• _Exercise requirements_:
Take the lines from the one with "Rebuild this chart" through the one with "const lower02 = [[0.9, -10], [1.0, -12]];", both ends kept, and reproduce them exactly without the pictures.

[Start of Record set]

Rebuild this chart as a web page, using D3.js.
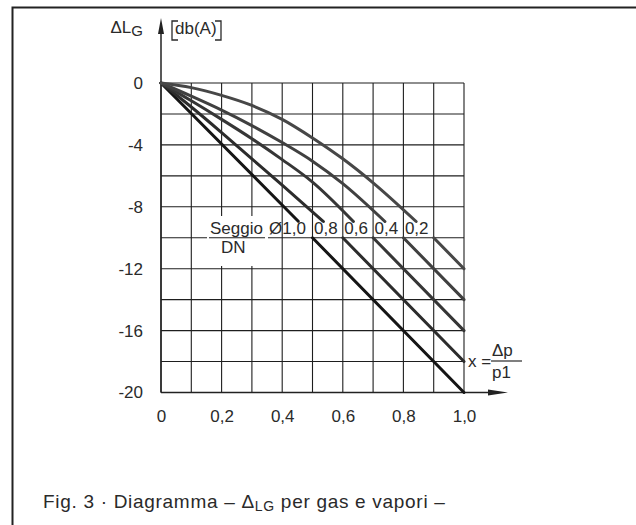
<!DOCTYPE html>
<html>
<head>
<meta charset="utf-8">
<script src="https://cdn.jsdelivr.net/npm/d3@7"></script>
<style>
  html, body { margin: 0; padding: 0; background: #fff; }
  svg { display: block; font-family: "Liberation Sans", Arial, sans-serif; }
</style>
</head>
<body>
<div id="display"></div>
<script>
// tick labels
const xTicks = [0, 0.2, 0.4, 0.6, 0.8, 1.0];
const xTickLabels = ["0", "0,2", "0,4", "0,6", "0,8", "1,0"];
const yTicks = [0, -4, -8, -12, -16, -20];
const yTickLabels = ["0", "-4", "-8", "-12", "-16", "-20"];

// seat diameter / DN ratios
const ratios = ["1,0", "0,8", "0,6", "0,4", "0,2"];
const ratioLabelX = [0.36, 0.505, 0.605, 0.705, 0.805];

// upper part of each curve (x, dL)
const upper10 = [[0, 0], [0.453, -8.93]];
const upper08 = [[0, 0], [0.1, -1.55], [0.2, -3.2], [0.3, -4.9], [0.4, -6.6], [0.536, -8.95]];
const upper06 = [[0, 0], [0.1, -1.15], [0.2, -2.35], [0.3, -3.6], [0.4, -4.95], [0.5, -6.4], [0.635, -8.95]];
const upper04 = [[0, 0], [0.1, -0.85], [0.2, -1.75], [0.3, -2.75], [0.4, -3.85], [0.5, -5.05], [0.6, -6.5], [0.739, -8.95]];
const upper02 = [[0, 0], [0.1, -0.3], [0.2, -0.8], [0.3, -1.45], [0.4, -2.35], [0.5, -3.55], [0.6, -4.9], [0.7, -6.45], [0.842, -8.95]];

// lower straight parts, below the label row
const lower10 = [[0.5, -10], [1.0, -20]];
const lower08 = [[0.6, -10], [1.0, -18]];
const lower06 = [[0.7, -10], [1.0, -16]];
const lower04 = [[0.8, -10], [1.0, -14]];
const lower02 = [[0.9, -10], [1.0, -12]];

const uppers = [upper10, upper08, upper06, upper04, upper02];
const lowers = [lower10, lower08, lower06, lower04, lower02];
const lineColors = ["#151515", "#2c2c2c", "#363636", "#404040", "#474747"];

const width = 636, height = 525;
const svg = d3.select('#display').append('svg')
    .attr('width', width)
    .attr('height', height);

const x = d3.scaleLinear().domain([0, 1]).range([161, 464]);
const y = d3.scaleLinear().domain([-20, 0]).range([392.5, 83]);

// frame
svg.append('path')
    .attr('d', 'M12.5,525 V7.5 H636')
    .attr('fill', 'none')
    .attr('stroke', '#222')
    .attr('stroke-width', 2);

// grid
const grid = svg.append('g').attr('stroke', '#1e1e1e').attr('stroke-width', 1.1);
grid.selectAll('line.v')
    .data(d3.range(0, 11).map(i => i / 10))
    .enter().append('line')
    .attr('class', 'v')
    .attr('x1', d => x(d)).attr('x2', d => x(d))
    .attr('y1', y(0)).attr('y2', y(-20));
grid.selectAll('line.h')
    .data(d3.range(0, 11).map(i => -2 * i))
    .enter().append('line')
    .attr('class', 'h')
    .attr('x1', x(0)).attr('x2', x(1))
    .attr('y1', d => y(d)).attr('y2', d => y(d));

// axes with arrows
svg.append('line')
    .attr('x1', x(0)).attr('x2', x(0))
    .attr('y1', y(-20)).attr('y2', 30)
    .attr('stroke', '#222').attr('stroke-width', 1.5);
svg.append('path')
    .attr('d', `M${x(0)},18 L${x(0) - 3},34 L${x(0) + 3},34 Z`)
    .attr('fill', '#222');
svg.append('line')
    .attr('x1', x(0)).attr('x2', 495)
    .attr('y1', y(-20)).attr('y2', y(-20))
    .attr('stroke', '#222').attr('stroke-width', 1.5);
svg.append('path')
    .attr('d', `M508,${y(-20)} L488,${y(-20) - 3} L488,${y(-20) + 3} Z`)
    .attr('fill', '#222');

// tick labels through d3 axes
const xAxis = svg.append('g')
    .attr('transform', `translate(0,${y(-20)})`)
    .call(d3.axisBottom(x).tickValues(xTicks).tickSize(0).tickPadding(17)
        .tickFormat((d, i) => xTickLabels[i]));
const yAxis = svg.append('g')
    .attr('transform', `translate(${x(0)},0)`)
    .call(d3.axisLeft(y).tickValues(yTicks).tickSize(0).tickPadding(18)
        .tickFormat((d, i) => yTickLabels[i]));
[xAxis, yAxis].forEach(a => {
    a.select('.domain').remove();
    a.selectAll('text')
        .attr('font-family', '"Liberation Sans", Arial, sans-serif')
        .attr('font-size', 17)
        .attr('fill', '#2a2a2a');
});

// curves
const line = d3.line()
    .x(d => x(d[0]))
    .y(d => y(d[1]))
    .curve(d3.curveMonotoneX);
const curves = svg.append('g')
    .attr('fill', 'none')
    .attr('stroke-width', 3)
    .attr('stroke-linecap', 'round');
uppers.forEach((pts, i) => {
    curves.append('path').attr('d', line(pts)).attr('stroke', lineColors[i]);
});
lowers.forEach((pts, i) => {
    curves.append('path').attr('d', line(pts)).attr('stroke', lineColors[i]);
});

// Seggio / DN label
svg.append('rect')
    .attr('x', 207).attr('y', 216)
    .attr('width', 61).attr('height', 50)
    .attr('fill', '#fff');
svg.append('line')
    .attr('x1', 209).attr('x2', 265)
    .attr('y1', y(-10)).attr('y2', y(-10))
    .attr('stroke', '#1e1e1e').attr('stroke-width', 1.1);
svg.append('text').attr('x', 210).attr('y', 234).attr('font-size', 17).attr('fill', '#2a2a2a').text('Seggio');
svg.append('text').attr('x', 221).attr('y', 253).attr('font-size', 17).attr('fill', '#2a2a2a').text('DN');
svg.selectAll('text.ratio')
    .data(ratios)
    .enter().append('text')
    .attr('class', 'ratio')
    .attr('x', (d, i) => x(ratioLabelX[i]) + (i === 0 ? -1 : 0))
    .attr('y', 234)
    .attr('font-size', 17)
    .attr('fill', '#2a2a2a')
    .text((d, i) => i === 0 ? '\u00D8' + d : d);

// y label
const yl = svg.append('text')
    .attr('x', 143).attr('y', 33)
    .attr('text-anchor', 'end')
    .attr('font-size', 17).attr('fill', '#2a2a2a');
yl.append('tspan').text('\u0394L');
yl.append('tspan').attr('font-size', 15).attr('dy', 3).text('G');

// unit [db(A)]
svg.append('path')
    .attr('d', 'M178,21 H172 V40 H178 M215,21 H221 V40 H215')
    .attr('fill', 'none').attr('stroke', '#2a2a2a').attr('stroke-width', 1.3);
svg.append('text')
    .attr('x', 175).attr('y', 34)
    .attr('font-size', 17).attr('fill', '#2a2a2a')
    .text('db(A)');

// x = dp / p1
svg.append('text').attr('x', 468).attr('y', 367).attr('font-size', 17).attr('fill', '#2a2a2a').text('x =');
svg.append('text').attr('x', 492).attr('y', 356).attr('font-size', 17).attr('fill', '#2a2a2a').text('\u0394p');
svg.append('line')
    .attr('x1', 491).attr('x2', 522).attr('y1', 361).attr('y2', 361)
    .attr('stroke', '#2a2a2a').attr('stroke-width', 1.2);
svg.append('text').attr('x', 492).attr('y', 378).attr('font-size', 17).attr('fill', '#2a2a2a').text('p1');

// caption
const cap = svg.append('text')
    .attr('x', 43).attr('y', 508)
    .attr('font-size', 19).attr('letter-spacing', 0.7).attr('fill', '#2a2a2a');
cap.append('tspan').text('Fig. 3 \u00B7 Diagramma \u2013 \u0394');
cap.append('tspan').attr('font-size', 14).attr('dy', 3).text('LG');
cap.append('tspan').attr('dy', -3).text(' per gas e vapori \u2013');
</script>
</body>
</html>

[End of Record set]
[Start of Record set]

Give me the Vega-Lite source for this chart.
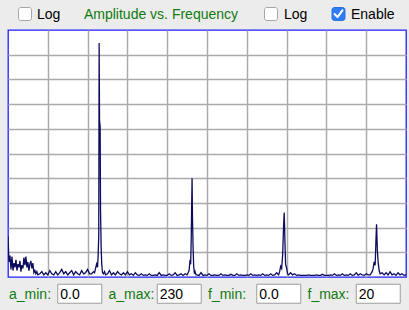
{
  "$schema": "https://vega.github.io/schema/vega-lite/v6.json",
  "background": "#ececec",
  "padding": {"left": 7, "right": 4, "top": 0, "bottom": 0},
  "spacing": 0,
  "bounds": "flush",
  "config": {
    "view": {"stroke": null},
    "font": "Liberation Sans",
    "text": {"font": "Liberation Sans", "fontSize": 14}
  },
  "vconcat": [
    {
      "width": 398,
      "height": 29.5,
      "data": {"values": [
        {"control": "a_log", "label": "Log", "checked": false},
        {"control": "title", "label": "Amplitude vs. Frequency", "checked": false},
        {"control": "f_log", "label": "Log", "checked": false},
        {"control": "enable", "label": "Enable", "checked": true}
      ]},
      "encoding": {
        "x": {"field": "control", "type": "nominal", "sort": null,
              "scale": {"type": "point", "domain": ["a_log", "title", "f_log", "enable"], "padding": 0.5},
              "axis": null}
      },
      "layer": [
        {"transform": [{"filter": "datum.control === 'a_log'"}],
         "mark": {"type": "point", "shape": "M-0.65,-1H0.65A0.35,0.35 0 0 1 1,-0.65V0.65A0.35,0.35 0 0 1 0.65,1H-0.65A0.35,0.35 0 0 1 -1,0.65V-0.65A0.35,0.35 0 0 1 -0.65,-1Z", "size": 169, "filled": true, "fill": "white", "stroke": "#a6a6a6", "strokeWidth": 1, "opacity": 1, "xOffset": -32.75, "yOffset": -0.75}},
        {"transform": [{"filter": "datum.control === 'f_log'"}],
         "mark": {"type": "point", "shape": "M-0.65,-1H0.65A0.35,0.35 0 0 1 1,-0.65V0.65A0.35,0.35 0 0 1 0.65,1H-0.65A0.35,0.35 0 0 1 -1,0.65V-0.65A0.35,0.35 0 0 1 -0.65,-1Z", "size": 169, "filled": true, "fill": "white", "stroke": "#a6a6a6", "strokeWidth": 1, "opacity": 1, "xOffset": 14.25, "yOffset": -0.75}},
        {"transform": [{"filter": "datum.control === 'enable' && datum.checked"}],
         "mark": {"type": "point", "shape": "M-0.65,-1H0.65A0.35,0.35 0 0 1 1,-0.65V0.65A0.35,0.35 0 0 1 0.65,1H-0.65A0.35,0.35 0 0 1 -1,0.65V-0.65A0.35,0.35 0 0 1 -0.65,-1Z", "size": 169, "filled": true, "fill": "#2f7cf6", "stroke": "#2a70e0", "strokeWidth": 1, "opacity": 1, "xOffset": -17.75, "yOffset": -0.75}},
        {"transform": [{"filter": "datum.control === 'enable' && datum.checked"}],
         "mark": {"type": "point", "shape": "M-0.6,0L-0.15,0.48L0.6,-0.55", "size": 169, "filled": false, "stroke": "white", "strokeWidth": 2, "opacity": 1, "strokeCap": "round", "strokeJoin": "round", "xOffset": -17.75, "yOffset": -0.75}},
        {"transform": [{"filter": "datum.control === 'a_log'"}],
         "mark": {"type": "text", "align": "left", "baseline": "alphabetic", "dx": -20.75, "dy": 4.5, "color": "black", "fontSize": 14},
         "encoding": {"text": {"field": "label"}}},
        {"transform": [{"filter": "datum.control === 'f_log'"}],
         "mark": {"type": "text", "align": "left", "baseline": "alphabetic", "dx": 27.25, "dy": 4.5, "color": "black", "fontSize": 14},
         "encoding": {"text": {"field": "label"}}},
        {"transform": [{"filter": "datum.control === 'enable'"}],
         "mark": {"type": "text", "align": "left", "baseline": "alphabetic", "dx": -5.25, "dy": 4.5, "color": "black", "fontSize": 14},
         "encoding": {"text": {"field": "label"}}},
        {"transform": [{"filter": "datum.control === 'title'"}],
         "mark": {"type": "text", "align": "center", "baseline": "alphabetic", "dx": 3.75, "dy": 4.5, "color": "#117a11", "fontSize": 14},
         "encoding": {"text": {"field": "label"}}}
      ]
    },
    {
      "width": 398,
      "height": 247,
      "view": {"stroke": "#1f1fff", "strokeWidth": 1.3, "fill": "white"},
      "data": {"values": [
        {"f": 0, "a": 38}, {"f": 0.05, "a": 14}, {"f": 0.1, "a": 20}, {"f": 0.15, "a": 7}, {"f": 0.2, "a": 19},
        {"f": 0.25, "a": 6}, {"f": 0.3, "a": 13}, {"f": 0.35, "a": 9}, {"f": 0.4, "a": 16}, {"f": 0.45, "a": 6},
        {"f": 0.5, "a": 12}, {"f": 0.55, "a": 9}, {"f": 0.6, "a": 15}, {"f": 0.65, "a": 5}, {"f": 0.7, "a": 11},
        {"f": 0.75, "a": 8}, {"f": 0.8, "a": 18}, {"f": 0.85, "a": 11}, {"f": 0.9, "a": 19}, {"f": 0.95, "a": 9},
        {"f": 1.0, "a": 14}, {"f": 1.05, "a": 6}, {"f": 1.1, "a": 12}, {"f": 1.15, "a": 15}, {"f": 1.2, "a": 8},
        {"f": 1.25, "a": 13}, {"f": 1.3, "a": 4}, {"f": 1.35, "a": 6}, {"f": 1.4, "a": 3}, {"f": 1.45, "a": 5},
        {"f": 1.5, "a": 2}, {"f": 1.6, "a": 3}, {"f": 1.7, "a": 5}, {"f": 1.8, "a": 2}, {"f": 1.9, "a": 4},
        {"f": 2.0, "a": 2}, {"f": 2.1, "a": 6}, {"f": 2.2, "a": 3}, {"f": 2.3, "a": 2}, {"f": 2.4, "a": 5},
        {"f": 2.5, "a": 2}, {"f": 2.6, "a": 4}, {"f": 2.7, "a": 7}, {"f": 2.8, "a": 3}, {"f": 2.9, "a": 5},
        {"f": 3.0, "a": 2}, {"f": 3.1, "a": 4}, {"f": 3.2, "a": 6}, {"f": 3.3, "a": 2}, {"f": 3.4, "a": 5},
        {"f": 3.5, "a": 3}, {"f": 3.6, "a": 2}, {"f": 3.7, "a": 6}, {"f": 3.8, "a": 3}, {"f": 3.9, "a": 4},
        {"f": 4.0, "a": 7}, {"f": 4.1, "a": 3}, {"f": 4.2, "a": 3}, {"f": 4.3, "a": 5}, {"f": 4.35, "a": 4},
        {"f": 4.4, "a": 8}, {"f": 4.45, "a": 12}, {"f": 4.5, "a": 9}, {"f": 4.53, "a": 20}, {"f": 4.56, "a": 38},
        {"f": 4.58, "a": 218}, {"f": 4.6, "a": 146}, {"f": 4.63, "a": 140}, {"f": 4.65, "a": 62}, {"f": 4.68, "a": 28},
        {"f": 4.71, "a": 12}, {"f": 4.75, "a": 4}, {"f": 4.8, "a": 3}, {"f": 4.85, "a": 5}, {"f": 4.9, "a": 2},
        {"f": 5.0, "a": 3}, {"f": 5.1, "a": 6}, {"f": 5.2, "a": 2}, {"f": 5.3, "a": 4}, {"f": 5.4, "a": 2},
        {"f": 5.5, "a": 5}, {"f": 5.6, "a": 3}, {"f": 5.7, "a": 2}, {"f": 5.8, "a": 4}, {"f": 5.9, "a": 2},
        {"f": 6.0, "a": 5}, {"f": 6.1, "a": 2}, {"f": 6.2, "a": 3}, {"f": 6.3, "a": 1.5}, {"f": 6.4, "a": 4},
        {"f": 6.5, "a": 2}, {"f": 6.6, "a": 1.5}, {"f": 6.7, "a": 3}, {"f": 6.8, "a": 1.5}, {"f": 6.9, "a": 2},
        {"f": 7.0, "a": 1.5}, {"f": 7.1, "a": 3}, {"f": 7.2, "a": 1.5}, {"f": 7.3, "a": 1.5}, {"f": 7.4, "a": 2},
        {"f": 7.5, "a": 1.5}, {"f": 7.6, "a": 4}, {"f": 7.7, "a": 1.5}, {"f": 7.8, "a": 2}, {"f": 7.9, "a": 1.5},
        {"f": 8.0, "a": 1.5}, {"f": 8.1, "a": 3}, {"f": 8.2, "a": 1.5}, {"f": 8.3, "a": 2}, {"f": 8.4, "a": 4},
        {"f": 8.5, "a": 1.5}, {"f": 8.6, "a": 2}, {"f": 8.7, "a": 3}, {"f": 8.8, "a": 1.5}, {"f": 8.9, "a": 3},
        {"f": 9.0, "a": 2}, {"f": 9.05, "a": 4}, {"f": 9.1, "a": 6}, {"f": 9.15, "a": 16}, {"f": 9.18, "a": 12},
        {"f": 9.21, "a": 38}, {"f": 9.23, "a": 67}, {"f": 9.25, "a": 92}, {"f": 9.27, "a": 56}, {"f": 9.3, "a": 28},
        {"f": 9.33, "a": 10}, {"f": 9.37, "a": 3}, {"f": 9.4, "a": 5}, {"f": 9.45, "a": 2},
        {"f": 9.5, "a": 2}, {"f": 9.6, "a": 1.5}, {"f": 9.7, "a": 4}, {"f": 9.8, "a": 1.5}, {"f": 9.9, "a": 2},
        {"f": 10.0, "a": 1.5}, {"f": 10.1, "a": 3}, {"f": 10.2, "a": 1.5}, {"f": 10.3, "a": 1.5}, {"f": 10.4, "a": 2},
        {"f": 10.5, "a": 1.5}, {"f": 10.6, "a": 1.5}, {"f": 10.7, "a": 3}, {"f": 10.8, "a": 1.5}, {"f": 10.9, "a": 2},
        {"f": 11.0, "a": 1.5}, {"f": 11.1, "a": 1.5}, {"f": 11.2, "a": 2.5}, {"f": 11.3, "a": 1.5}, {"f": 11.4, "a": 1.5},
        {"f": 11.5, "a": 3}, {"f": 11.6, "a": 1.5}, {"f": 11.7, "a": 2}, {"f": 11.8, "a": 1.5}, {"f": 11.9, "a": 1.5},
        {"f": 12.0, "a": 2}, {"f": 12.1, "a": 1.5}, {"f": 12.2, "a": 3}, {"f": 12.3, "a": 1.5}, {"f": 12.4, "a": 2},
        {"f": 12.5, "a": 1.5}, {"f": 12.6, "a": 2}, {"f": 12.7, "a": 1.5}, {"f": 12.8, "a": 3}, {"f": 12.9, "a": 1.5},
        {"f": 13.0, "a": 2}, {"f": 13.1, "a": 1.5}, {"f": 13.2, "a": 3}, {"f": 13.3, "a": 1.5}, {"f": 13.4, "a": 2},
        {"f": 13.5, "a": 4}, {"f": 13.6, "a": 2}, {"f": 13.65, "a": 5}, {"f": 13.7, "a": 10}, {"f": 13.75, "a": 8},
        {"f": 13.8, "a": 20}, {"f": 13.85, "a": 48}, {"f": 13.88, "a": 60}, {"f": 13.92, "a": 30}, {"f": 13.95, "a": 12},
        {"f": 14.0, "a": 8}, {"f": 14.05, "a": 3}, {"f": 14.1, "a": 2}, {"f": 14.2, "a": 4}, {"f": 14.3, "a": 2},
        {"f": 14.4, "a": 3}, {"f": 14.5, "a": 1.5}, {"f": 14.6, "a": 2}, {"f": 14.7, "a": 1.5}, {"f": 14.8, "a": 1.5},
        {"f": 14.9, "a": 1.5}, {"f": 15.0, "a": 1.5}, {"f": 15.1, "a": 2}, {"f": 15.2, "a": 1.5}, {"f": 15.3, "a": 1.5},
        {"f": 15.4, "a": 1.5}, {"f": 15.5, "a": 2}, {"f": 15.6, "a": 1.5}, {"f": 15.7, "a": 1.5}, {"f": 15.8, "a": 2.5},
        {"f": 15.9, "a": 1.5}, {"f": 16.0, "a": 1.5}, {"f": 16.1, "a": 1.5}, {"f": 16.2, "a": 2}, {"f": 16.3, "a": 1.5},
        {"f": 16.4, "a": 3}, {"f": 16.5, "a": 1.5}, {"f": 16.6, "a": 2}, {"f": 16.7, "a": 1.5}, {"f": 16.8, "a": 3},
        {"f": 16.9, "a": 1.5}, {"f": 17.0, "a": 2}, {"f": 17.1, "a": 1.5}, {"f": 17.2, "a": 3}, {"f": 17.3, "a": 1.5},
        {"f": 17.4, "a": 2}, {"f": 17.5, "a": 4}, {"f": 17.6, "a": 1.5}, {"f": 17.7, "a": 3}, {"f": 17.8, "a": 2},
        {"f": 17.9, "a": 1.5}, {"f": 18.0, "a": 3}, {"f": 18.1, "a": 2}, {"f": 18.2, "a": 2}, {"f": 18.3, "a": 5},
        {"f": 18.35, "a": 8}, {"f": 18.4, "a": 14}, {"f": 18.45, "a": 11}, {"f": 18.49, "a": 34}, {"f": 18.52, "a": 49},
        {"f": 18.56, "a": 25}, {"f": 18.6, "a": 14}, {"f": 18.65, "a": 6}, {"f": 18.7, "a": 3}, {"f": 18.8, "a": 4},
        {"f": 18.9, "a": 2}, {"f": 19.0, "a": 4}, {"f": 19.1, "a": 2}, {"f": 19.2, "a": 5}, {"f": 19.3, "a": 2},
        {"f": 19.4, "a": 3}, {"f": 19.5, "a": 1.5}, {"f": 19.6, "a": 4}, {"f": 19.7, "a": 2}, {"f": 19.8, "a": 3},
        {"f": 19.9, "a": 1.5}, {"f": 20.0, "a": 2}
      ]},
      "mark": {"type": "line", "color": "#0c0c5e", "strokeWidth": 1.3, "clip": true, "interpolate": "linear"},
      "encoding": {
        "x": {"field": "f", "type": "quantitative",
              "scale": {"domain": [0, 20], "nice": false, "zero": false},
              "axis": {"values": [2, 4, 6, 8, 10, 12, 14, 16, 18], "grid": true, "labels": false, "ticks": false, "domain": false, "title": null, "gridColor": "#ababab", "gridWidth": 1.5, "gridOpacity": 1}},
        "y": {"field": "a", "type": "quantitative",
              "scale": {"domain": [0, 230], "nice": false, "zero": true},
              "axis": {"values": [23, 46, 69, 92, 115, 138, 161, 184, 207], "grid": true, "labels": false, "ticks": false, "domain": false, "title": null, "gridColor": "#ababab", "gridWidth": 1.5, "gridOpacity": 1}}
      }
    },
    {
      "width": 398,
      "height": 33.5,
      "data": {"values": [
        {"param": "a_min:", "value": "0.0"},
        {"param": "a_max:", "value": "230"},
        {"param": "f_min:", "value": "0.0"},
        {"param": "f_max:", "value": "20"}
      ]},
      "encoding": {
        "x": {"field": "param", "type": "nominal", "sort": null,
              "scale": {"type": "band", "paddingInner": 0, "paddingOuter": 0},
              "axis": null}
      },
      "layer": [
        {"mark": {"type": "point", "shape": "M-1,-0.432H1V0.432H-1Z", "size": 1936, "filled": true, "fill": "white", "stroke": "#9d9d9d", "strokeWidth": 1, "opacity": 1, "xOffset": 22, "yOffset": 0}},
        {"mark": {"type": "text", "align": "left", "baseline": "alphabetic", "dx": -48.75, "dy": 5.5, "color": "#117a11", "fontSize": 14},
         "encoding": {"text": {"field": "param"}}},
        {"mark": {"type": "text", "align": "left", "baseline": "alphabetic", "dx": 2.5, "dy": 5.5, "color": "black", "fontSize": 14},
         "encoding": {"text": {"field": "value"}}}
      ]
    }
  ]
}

[End of Record set]

• _Task response_:
Rebuild this chart as a web page, using D3.js.
<!DOCTYPE html>
<html>
<head>
<meta charset="utf-8">
<script src="https://cdn.jsdelivr.net/npm/d3@7"></script>
<style>
  html, body { margin: 0; padding: 0; background: #fff; }
  svg { display: block; font-family: "Liberation Sans", Arial, sans-serif; }
</style>
</head>
<body>
<div id="display"></div>
<script>
// tick labels
const xTicks = [0, 0.2, 0.4, 0.6, 0.8, 1.0];
const xTickLabels = ["0", "0,2", "0,4", "0,6", "0,8", "1,0"];
const yTicks = [0, -4, -8, -12, -16, -20];
const yTickLabels = ["0", "-4", "-8", "-12", "-16", "-20"];

// seat diameter / DN ratios
const ratios = ["1,0", "0,8", "0,6", "0,4", "0,2"];
const ratioLabelX = [0.36, 0.505, 0.605, 0.705, 0.805];

// upper part of each curve (x, dL)
const upper10 = [[0, 0], [0.453, -8.93]];
const upper08 = [[0, 0], [0.1, -1.55], [0.2, -3.2], [0.3, -4.9], [0.4, -6.6], [0.536, -8.95]];
const upper06 = [[0, 0], [0.1, -1.15], [0.2, -2.35], [0.3, -3.6], [0.4, -4.95], [0.5, -6.4], [0.635, -8.95]];
const upper04 = [[0, 0], [0.1, -0.85], [0.2, -1.75], [0.3, -2.75], [0.4, -3.85], [0.5, -5.05], [0.6, -6.5], [0.739, -8.95]];
const upper02 = [[0, 0], [0.1, -0.3], [0.2, -0.8], [0.3, -1.45], [0.4, -2.35], [0.5, -3.55], [0.6, -4.9], [0.7, -6.45], [0.842, -8.95]];

// lower straight parts, below the label row
const lower10 = [[0.5, -10], [1.0, -20]];
const lower08 = [[0.6, -10], [1.0, -18]];
const lower06 = [[0.7, -10], [1.0, -16]];
const lower04 = [[0.8, -10], [1.0, -14]];
const lower02 = [[0.9, -10], [1.0, -12]];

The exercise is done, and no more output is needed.